RECORDS FOR THIS TASK
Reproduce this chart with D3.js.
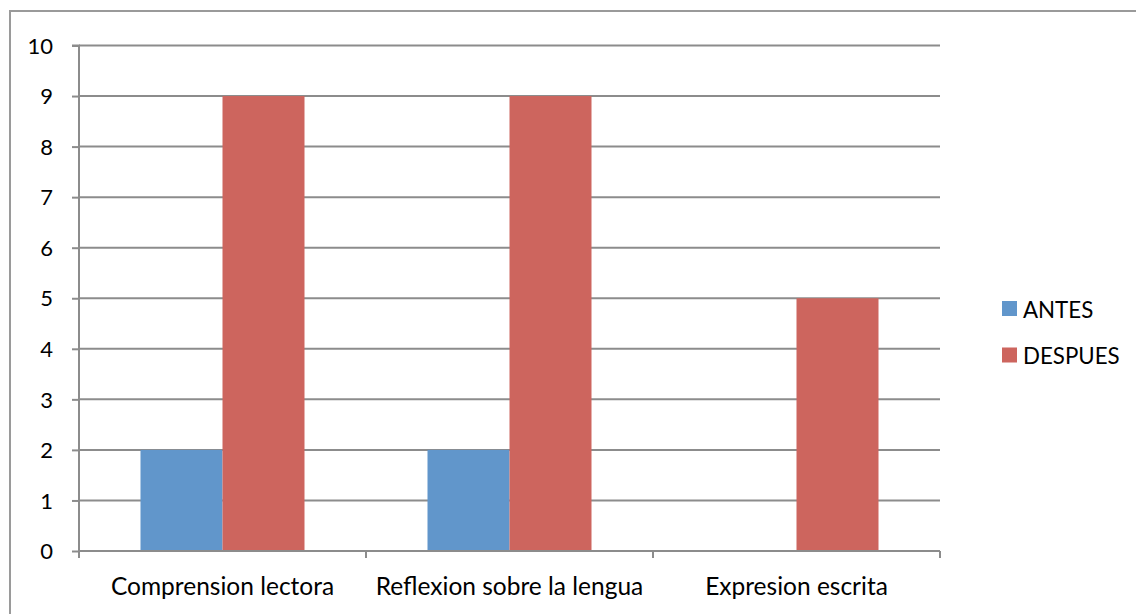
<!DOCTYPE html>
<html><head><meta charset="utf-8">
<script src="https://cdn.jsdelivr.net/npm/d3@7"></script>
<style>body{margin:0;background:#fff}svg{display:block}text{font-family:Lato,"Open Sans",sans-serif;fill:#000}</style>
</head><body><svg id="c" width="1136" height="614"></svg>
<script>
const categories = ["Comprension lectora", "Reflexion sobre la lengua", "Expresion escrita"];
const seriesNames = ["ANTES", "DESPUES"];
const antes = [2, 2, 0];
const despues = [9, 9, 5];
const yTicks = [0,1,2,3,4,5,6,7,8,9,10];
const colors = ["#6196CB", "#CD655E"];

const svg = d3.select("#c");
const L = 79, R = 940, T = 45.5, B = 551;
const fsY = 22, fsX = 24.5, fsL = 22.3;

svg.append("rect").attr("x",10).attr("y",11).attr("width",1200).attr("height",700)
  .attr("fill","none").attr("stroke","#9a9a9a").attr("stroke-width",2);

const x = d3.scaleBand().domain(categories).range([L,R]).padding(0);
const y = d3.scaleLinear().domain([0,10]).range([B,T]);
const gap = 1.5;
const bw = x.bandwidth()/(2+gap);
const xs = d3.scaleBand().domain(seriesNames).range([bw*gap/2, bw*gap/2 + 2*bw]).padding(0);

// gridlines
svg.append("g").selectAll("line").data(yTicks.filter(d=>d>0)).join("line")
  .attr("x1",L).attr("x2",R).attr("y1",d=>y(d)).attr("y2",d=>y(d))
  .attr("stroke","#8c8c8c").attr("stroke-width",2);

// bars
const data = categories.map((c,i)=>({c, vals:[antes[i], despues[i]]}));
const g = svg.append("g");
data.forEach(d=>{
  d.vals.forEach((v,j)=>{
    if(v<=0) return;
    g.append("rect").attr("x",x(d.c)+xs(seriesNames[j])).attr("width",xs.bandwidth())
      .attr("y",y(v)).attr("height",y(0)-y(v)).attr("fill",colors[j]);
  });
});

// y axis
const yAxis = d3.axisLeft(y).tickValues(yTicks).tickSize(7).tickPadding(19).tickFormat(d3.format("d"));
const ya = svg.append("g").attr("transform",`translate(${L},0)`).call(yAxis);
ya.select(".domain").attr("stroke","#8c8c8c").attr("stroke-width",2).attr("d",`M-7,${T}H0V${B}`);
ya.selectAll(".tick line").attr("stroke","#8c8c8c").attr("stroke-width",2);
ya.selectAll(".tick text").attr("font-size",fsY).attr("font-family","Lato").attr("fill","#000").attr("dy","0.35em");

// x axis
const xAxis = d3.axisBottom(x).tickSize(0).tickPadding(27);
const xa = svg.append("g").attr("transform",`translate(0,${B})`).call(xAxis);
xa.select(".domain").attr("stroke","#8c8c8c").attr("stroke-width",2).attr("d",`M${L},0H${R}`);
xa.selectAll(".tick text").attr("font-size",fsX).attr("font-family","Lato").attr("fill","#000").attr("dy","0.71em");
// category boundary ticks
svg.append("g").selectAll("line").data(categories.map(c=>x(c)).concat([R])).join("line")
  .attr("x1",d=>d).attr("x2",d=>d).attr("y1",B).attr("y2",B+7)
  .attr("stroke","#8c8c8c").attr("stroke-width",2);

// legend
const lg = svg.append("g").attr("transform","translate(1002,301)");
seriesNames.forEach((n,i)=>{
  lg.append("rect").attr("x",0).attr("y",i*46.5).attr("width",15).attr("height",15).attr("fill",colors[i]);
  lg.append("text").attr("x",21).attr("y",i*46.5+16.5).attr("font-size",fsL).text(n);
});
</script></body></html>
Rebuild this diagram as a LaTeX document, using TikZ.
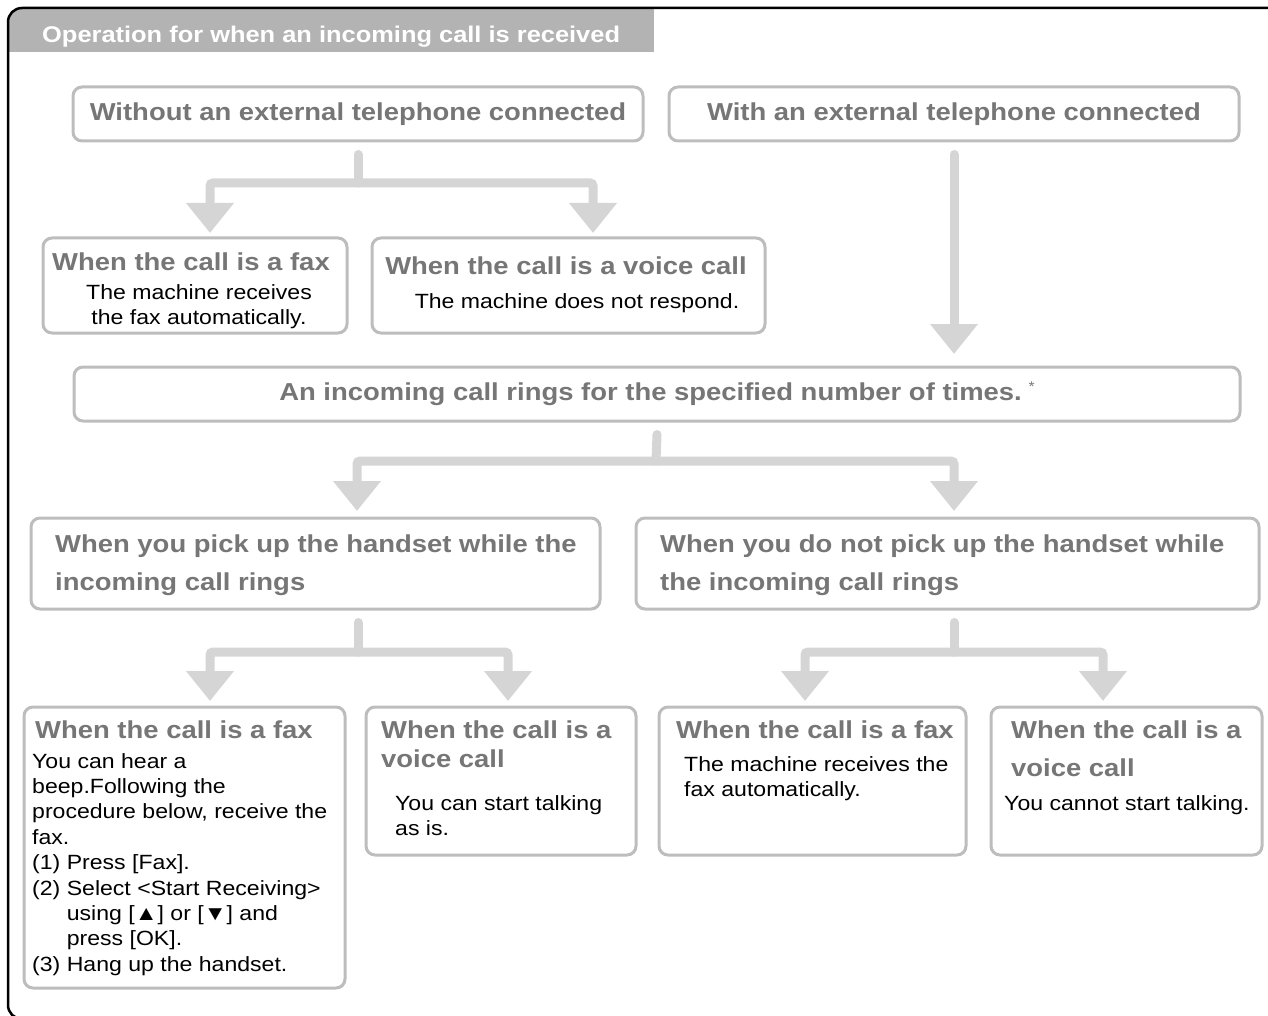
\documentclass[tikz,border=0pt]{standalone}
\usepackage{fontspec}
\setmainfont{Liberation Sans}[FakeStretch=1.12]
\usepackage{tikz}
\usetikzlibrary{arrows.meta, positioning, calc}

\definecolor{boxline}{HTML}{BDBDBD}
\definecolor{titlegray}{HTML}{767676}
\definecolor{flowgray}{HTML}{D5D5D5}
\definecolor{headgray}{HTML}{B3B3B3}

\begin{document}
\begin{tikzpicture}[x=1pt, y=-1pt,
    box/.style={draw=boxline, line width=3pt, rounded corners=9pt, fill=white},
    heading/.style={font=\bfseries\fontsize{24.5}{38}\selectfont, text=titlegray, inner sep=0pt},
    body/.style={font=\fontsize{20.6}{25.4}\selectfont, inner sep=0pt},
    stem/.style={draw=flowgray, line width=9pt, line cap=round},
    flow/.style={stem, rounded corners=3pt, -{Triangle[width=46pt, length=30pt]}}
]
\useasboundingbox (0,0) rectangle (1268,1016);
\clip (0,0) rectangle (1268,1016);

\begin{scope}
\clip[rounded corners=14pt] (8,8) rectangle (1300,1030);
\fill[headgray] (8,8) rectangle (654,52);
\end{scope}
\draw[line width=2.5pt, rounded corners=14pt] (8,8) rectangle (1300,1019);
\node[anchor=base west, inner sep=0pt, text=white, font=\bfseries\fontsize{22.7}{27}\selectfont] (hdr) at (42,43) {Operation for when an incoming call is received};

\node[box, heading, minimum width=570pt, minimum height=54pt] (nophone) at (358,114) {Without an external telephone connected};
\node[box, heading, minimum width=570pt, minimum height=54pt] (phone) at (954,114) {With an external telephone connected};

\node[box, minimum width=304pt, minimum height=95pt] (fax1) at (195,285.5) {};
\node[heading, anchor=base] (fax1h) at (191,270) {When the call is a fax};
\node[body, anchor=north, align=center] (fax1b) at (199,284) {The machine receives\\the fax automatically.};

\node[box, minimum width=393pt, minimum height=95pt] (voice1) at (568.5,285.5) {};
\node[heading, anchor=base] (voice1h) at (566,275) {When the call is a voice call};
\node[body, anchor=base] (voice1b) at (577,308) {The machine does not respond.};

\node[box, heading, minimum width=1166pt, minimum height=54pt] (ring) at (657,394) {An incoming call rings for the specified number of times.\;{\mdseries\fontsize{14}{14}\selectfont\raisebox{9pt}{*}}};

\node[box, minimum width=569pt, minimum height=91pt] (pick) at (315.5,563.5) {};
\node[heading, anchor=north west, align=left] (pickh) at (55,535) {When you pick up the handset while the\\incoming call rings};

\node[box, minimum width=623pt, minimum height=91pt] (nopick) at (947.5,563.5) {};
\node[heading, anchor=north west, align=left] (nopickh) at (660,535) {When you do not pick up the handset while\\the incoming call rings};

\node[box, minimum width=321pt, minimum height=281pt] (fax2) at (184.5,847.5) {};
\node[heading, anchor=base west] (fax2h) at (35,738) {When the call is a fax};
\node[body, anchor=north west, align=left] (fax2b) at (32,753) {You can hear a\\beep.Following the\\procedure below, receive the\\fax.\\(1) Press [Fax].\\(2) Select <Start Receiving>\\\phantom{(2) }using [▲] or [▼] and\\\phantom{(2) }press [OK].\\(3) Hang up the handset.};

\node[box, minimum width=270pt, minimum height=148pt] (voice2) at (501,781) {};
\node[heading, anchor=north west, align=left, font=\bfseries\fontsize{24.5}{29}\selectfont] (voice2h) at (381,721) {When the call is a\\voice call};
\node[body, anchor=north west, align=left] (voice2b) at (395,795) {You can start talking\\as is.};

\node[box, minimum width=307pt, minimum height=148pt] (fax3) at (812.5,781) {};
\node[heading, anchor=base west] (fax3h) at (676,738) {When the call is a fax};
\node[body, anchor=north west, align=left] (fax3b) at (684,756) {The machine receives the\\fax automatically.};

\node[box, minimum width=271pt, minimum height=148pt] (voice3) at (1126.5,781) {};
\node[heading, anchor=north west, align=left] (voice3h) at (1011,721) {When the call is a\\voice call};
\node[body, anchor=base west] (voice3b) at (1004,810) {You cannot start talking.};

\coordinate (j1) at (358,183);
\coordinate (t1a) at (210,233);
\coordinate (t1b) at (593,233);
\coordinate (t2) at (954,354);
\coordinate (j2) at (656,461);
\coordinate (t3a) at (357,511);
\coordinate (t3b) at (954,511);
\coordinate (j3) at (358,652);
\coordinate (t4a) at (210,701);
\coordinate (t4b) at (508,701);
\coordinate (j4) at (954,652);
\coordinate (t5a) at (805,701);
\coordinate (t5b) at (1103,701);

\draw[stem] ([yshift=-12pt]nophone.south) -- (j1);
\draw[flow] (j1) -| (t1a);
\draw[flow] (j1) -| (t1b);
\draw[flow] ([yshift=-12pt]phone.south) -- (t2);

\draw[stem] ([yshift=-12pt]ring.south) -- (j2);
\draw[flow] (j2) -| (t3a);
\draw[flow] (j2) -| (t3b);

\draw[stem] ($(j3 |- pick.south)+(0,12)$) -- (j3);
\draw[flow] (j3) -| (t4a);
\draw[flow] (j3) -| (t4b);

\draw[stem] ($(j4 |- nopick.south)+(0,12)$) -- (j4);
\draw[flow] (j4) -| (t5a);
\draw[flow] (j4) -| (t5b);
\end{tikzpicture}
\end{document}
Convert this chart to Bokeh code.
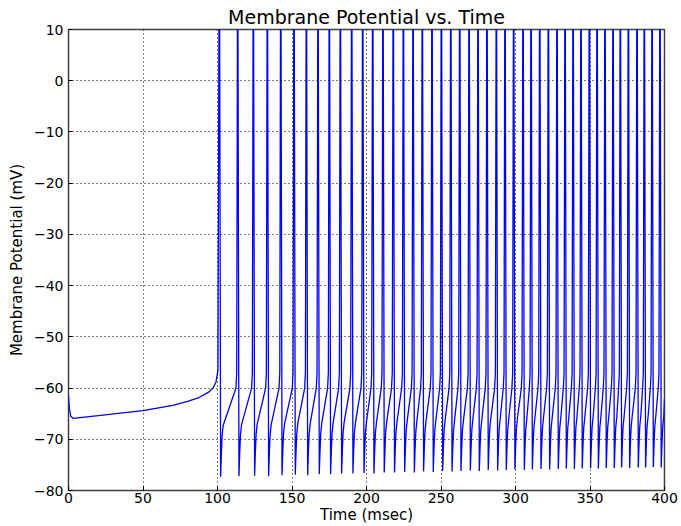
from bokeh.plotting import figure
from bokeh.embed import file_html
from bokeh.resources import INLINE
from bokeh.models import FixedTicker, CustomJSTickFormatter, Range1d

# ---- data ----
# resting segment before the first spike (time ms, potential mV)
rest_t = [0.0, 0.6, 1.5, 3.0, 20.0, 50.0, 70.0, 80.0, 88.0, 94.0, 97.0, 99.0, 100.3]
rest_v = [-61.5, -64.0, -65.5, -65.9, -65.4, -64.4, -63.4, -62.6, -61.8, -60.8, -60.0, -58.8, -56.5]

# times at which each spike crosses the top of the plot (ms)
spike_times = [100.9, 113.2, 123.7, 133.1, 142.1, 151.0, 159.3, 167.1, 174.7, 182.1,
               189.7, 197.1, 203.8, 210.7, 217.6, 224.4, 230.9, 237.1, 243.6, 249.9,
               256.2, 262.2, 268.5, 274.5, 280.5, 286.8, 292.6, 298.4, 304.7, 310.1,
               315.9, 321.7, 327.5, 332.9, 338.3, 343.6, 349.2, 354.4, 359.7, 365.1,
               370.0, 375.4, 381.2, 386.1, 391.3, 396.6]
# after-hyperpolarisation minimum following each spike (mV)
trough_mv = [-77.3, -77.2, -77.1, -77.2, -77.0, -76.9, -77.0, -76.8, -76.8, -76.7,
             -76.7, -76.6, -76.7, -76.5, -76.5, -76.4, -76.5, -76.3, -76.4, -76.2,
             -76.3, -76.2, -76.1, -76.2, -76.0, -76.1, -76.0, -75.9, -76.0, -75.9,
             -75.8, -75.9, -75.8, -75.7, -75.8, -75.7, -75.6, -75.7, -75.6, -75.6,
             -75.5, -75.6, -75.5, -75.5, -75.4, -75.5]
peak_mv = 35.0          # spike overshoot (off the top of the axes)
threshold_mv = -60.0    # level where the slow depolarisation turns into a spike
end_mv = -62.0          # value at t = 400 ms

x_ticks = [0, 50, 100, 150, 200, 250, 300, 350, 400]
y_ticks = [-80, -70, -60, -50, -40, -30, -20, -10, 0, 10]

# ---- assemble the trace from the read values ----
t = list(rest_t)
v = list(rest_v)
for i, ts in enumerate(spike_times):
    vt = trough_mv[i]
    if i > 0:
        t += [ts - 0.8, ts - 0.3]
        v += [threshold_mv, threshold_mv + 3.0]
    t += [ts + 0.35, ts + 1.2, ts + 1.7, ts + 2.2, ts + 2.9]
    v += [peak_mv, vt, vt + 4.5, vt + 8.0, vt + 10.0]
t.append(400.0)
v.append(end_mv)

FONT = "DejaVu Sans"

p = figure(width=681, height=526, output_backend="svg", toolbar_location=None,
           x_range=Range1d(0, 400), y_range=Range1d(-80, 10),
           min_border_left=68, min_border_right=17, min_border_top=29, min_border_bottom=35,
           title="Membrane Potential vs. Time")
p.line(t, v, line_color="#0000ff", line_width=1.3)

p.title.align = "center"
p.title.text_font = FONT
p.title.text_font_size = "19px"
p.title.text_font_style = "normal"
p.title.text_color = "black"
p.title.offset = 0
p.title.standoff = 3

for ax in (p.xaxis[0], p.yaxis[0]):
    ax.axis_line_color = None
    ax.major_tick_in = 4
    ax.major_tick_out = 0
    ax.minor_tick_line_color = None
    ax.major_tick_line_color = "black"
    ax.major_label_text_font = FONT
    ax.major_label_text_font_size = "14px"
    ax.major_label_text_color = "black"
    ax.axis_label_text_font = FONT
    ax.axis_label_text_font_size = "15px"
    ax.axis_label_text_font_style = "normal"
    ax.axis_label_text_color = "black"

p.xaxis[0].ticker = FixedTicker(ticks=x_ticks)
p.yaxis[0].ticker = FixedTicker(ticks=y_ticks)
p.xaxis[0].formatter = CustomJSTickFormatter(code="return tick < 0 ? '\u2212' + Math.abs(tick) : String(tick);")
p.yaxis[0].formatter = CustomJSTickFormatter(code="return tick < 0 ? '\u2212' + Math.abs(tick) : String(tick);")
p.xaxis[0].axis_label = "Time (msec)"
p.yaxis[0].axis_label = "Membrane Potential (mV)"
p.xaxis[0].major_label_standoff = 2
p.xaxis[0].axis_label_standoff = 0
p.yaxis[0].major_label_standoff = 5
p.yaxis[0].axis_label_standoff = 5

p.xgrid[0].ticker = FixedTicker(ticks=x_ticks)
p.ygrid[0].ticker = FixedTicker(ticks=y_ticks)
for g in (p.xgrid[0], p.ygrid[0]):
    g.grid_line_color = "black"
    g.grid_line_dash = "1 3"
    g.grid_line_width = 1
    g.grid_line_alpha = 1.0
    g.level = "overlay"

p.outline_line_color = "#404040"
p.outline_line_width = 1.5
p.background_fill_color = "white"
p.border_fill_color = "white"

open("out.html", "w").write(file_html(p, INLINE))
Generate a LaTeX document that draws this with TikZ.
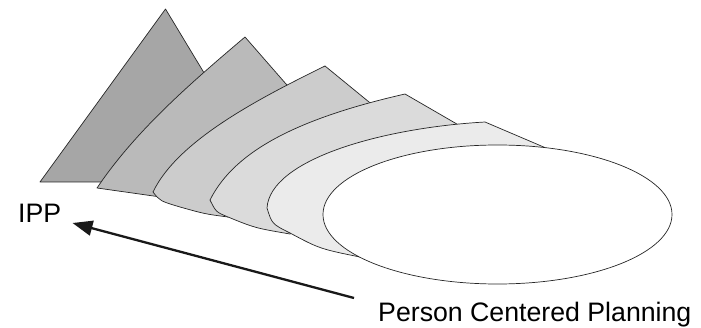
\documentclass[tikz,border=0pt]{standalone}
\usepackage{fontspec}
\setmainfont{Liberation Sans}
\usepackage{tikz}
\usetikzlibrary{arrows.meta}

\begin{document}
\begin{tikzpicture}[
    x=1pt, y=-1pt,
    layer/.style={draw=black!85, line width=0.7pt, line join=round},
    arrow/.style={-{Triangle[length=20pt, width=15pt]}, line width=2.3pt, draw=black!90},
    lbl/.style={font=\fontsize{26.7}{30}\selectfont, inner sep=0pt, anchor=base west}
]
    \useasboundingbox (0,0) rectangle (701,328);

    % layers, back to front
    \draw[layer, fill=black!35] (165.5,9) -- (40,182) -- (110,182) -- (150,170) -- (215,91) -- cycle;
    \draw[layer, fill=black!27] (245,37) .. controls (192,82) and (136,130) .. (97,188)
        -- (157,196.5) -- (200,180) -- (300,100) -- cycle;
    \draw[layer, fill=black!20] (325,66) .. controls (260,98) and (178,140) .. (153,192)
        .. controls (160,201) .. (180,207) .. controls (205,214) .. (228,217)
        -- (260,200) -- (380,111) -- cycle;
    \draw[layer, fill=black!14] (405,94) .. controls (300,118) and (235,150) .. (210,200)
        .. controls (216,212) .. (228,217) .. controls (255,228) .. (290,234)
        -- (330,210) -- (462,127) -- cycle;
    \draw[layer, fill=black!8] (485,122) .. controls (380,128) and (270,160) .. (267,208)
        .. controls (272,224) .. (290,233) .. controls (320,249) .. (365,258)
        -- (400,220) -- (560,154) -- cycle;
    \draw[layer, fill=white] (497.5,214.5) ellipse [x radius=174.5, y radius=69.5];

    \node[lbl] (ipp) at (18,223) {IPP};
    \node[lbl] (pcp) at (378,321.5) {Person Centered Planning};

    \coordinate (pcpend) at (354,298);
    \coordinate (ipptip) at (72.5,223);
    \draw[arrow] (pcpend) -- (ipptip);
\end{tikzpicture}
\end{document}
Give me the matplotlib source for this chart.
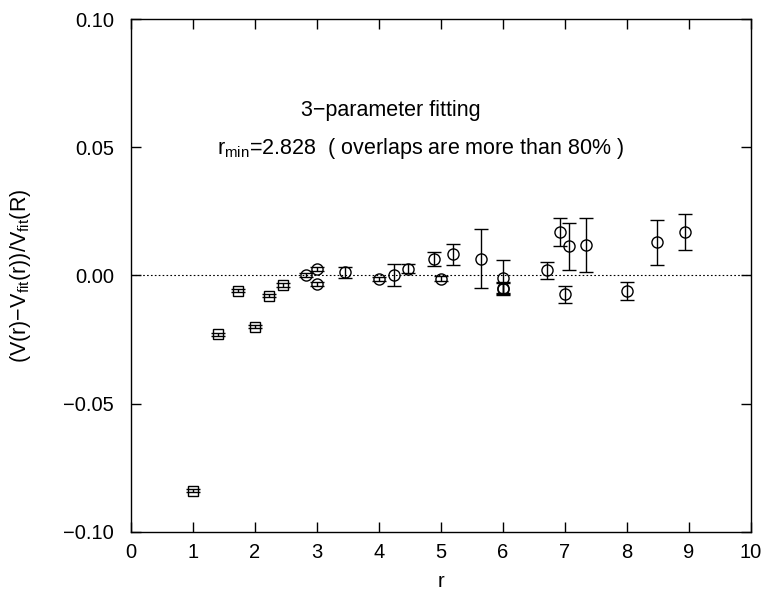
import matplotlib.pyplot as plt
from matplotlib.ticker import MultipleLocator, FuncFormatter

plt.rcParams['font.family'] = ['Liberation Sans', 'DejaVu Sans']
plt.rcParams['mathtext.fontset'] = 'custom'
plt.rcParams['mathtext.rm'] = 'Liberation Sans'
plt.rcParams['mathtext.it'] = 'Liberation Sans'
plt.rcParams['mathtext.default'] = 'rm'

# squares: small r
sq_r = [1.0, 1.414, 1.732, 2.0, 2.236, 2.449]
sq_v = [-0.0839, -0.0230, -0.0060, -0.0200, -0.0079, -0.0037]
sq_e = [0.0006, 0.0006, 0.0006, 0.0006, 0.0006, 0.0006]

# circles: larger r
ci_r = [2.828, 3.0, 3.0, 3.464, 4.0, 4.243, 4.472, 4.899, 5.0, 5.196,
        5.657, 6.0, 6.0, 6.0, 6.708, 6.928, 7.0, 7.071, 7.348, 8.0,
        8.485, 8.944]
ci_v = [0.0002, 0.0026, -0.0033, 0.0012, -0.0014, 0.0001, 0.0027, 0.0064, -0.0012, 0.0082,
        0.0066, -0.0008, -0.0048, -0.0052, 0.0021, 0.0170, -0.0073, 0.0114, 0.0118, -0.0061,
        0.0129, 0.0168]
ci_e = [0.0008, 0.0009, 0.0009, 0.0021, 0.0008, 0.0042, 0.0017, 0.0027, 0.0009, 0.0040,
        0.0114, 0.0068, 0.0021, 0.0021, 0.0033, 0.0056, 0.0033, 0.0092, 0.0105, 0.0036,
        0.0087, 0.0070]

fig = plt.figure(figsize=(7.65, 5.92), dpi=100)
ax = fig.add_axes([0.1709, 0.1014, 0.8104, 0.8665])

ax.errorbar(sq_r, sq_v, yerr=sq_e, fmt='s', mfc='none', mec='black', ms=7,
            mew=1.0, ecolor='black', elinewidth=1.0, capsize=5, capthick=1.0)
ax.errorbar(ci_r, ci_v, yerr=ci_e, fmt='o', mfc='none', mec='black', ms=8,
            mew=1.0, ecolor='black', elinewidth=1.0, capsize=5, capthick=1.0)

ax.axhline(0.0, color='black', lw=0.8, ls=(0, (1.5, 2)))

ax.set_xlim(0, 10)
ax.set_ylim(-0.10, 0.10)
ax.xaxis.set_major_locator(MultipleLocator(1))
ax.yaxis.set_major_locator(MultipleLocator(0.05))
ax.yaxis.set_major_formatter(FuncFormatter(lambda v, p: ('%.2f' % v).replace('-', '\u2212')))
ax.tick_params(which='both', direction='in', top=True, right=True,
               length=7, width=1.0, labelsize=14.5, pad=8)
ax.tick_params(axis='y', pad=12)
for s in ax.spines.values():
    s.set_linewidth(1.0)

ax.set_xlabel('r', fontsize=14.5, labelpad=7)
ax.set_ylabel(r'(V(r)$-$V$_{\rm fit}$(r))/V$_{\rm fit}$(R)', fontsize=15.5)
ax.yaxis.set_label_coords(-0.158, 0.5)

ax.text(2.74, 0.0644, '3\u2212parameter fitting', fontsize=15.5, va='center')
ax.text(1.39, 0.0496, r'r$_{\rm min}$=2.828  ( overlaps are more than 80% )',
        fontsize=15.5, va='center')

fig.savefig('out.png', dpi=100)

GIVEN EXERCISE
Each line from the top of the material through the line containing "bw*gap/2 + 2*bw]).padding(0);" should be reproduced exactly; please drop any images.

TASK RESPONSE
Reproduce this chart with D3.js.
<!DOCTYPE html>
<html><head><meta charset="utf-8">
<script src="https://cdn.jsdelivr.net/npm/d3@7"></script>
<style>body{margin:0;background:#fff}svg{display:block}text{font-family:Lato,"Open Sans",sans-serif;fill:#000}</style>
</head><body><svg id="c" width="1136" height="614"></svg>
<script>
const categories = ["Comprension lectora", "Reflexion sobre la lengua", "Expresion escrita"];
const seriesNames = ["ANTES", "DESPUES"];
const antes = [2, 2, 0];
const despues = [9, 9, 5];
const yTicks = [0,1,2,3,4,5,6,7,8,9,10];
const colors = ["#6196CB", "#CD655E"];

const svg = d3.select("#c");
const L = 79, R = 940, T = 45.5, B = 551;
const fsY = 22, fsX = 24.5, fsL = 22.3;

svg.append("rect").attr("x",10).attr("y",11).attr("width",1200).attr("height",700)
  .attr("fill","none").attr("stroke","#9a9a9a").attr("stroke-width",2);

const x = d3.scaleBand().domain(categories).range([L,R]).padding(0);
const y = d3.scaleLinear().domain([0,10]).range([B,T]);
const gap = 1.5;
const bw = x.bandwidth()/(2+gap);
const xs = d3.scaleBand().domain(seriesNames).range([bw*gap/2, bw*gap/2 + 2*bw]).padding(0);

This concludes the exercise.